Growth will resume next year, with national income growing 2.75pc. Most of this will be driven by a 4.75pc rise in exports. Personal consumption will grow just 1.5pc, after deducting inflation, which is forecast at 1.25pc. The economy would have grown by 3.75pc -- one percentage point more -- next year were it not for the impact of the €3bn promised tax rises and spending cuts in the December Budget.
The ESRI thinks the tough Budget is necessary in Ireland, given the state of the public finances, although it queries the need for austerity measures in Britain and Germany.
If there is no €1bn property tax, the impact on the economy could be even more severe, because existing taxes will have to rise by more, Dr Barrett said.
Government sources say nothing has yet been decided on in terms of the Budget. If there is no property tax, ministers would have to decide where else to raise the revenue and a mild property tax cannot be completely ruled out, the sources say.
Ireland will record what may be the biggest peacetime deficit for any EU country this year if, as expected, the €20bn in future payments to Anglo Irish Bank and Irish Nationwide have to be added to the official deficit.
That would bring the deficit to 19.75pc of GDP, although it would fall back to 10pc in 2011, as the bank money comes off the total and the Budget knocks up to 2pc of GDP off government borrowing.
The report says the global recovery has been stronger than expected, but the risks to the Irish economy seem greater than even three months ago.

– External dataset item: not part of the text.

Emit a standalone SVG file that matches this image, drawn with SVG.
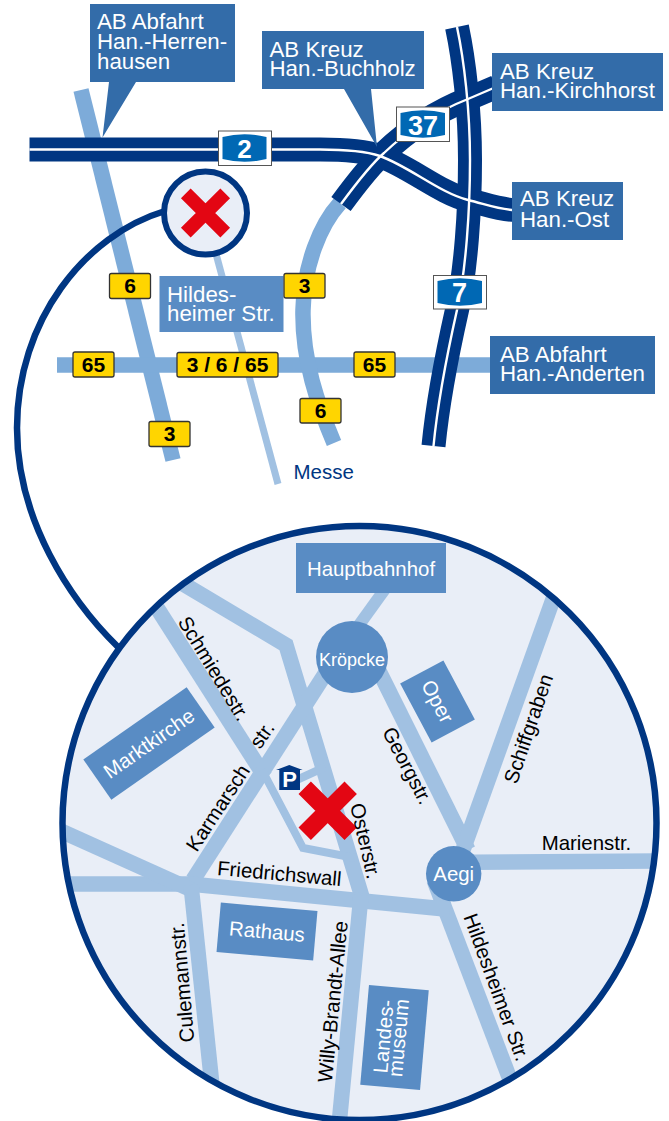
<svg xmlns="http://www.w3.org/2000/svg" width="669" height="1121" viewBox="0 0 669 1121">
<style>
text{font-family:"Liberation Sans",Arial,sans-serif}
.r{fill:none;stroke:#7dabd9;stroke-width:15.5}
.mw{fill:none;stroke:#003682;stroke-width:24}
.mg{fill:none;stroke:#fff;stroke-width:2.4}
.box{fill:#336ca9}
.lb{fill:#598cc4}
.t{fill:#fff;font-size:22.3px}
.tl{fill:#fff;font-size:20.4px;text-anchor:middle}
.y{fill:#ffd500;stroke:#333;stroke-width:1.3}
.yt{fill:#000;font-size:21px;font-weight:bold;text-anchor:middle}
.sb{fill:#fff;stroke:#555;stroke-width:1}
.sp{fill:#0068b4}
.st{fill:#fff;font-weight:bold;text-anchor:middle}
.lr{fill:none;stroke:#a1c1e2;stroke-width:15.5}
.s{fill:#000;font-size:20.4px}
.x{fill:none;stroke:#e30613}
</style>
<defs><clipPath id="bc"><circle cx="359.5" cy="823" r="297"/></clipPath></defs>

<g id="connectors">
<g id="upper-roads">
<path class="r" d="M81,90L173,460"/>
<path class="r" d="M57,365H495"/>
<path class="r" d="M340,203C320,225 304,265 303,310C302,360 318,405 334,443"/>
<path class="r" style="stroke:#a1c1e2;stroke-width:7" d="M205,213L278,484"/>
</g>
<g id="motorways">
<path class="mw" d="M29.500,149.500H320C350,149.500 368,152 380,156C410,167 440,193 468,200C485,204 500,210 515,210"/>
<path class="mw" d="M341,204C355,185 370,165 384,153C405,133 435,112 468,99L496,87"/>
<path class="mw" d="M457,27C464,60 470,110 470,160C470,210 466,270 457,310C448,350 438,400 433.500,446"/>
<path class="mg" d="M29.500,149.500H320C350,149.500 368,152 380,156C410,167 440,193 468,200C485,204 500,210 515,210"/>
<path class="mg" d="M341,204C355,185 370,165 384,153C405,133 435,112 468,99L496,87"/>
<path class="mg" d="M457,27C464,60 470,110 470,160C470,210 466,270 457,310C448,350 438,400 433.500,446"/>
</g>
<path id="zoom-link" fill="none" stroke="#003682" stroke-width="6.500" d="M165,211C85,235 17,320 17,428C17,520 70,600 118,647"/>
</g>

<g id="node-herrenhausen"><path class="box" d="M90,4H235V82H136L102.500,137.500L109,82H90Z"/>
<text class="t" x="97" y="29">AB Abfahrt</text><text class="t" x="97" y="49">Han.-Herren-</text><text class="t" x="97" y="68.500">hausen</text></g>
<g id="node-buchholz"><path class="box" d="M262,31H424V89H371L377,147L344,89H262Z"/>
<text class="t" x="269.500" y="56.700">AB Kreuz</text><text class="t" x="269.500" y="76">Han.-Buchholz</text></g>
<g id="node-kirchhorst"><rect class="box" x="492" y="53" width="171" height="58"/>
<text class="t" x="500" y="78.700">AB Kreuz</text><text class="t" x="500" y="98">Han.-Kirchhorst</text></g>
<g id="node-ost"><rect class="box" x="512" y="182" width="111" height="58"/>
<text class="t" x="520" y="206.300">AB Kreuz</text><text class="t" x="520" y="226.500">Han.-Ost</text></g>
<g id="node-anderten"><rect class="box" x="490" y="336" width="165" height="58"/>
<text class="t" x="500" y="361.700">AB Abfahrt</text><text class="t" x="500" y="381">Han.-Anderten</text></g>
<g id="node-hildesheimer"><rect class="lb" x="159.500" y="276" width="124" height="56"/>
<text class="t" x="167" y="301.700">Hildes-</text><text class="t" x="167" y="321">heimer Str.</text></g>
<g id="node-messe"><text x="293.500" y="478.500" font-size="20.500" fill="#003682">Messe</text></g>

<g id="sign-a2"><rect class="sb" x="218.500" y="131" width="53" height="34.500"/><path class="sp" d="M222.500,137Q244.500,131.500 266.500,137V159Q244.500,164.500 222.500,159Z"/><text class="st" x="244.500" y="158" font-size="26">2</text></g>
<g id="sign-a37"><rect class="sb" x="396.500" y="107" width="53" height="34.500"/><path class="sp" d="M400.500,113Q423,107.500 445,113V135Q423,140.500 400.500,135Z"/><text class="st" x="423" y="134.500" font-size="27">37</text></g>
<g id="sign-a7"><rect class="sb" x="433.500" y="275.500" width="53" height="33.500"/><path class="sp" d="M437.500,281Q460,275.500 482,281V303Q460,308.500 437.500,303Z"/><text class="st" x="459.500" y="302" font-size="27">7</text></g>

<g id="badge-6a"><rect class="y" x="109.500" y="273.500" width="41" height="25" rx="2"/><text class="yt" x="130" y="293">6</text></g>
<g id="badge-3a"><rect class="y" x="284" y="273.500" width="41" height="24.500" rx="2"/><text class="yt" x="304.500" y="293">3</text></g>
<g id="badge-65a"><rect class="y" x="73" y="352" width="41" height="25" rx="2"/><text class="yt" x="93.500" y="371.500">65</text></g>
<g id="badge-365"><rect class="y" x="177" y="352.500" width="101" height="24.500" rx="2"/><text class="yt" x="227.500" y="371.500">3 / 6 / 65</text></g>
<g id="badge-65b"><rect class="y" x="354" y="352" width="41" height="25" rx="2"/><text class="yt" x="374.500" y="371.500">65</text></g>
<g id="badge-6b"><rect class="y" x="300" y="398.500" width="41" height="24.500" rx="2"/><text class="yt" x="320.500" y="418">6</text></g>
<g id="badge-3b"><rect class="y" x="149" y="421.500" width="41" height="25" rx="2"/><text class="yt" x="169.500" y="441">3</text></g>

<g id="node-small-circle"><circle cx="205.500" cy="213" r="41.500" fill="#e9eef7" stroke="#003682" stroke-width="6"/>
<path class="x" stroke-width="13.700" d="M185.800,193.300L225.200,232.700M225.200,193.300L185.800,232.700"/></g>

<g id="node-detail-circle"><circle cx="359.500" cy="823" r="297" fill="#e9eef7"/></g>

<g id="streets" clip-path="url(#bc)">
<path class="lr" d="M152,600L265,777"/>
<path class="lr" d="M175,579L286,645L362,897"/>
<path class="lr" style="stroke-width:12" d="M385,589L336,657"/>
<path class="lr" d="M336,657L193,880"/>
<path class="lr" style="stroke-width:8" d="M262,770L303,848L355,858"/>
<path class="lr" style="stroke-width:8" d="M290,783L325,767"/>
<path class="lr" d="M375,663L468,850"/>
<path class="lr" d="M556,591L463,850"/>
<path class="lr" d="M440,862.500L662,861"/>
<path class="lr" d="M434,880L516,1095"/>
<path class="lr" d="M55,884H190L450,909.500"/>
<path class="lr" d="M50,826L192,890"/>
<path class="lr" d="M191,885L213,1095"/>
<path class="lr" d="M361,895L339,1125"/>
</g>
<circle cx="359.500" cy="823" r="297" fill="none" stroke="#003682" stroke-width="6.500"/>

<g id="node-hauptbahnhof"><rect class="lb" x="296" y="543" width="150" height="50"/><text class="tl" x="371" y="576">Hauptbahnhof</text></g>
<g id="node-kroepcke"><circle class="lb" cx="352" cy="657" r="36"/><text class="tl" style="font-size:18px" x="352" y="665.700">Kröpcke</text></g>
<g id="node-aegi"><circle class="lb" cx="453.700" cy="873.800" r="27.700"/><text class="tl" x="453.700" y="880.700">Aegi</text></g>
<g id="node-oper" transform="translate(437.500,701.500) rotate(62)"><rect class="lb" x="-33.500" y="-24.500" width="67" height="49"/><text class="tl" y="7">Oper</text></g>
<g id="node-marktkirche" transform="translate(149,743.500) rotate(-34.900)"><rect class="lb" x="-63" y="-24.500" width="126" height="49"/><text class="tl" y="7">Marktkirche</text></g>
<g id="node-rathaus" transform="translate(267,931.500) rotate(5)"><rect class="lb" x="-48.500" y="-24.800" width="97" height="49.600"/><text class="tl" y="7">Rathaus</text></g>
<g id="node-landesmuseum" transform="translate(394.500,1037.500) rotate(-85)"><rect class="lb" x="-50" y="-30" width="100" height="60"/><text class="tl" y="-4">Landes-</text><text class="tl" y="11">museum</text></g>

<g id="node-parking"><path fill="#003682" d="M276,770L289.300,765L302.700,770H300V790H279.300V770Z"/><text x="289.500" y="786.700" font-size="22" font-weight="bold" fill="#fff" text-anchor="middle">P</text></g>
<g id="node-destination"><path class="x" stroke-width="17.500" d="M304.700,787.800L350.700,833.800M350.700,787.800L304.700,833.800"/></g>

<g id="street-labels">
<text class="s" transform="translate(177.300,621.700) rotate(58.800)">Schmiedestr.</text>
<text class="s" transform="translate(260,750) rotate(-55)">str.</text>
<text class="s" transform="translate(196.700,853) rotate(-56.800)">Karmarsch</text>
<text class="s" transform="translate(381.700,731.700) rotate(62.400)">Georgstr.</text>
<text class="s" transform="translate(516.700,785) rotate(-71.300)">Schiffgraben</text>
<text class="s" transform="translate(541.700,850)">Marienstr.</text>
<text class="s" transform="translate(216.700,875) rotate(5.100)">Friedrichswall</text>
<text class="s" transform="translate(350,805) rotate(77)">Osterstr.</text>
<text class="s" transform="translate(194.300,1041.700) rotate(-95)">Culemannstr.</text>
<text class="s" transform="translate(331.700,1083) rotate(-84.300)">Willy-Brandt-Allee</text>
<text class="s" transform="translate(463.300,916.700) rotate(69.900)">Hildesheimer Str.</text>
</g>
</svg>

The debt crisis in Europe, with banks unwilling to lend to governments, has cast doubt over the recovery in the euro area.
Budget cuts in Britain and Germany also risk damaging the fragile recovery. "These are our main trading partners. We need strong export growth even to achieve these forecasts, and so we need those economies to perform well," Dr Barrett said.
House prices are forecast to fall again next year. "We expect the cumulative fall in new house prices to be close to 50pc from the peak by the end of 2011," the report says.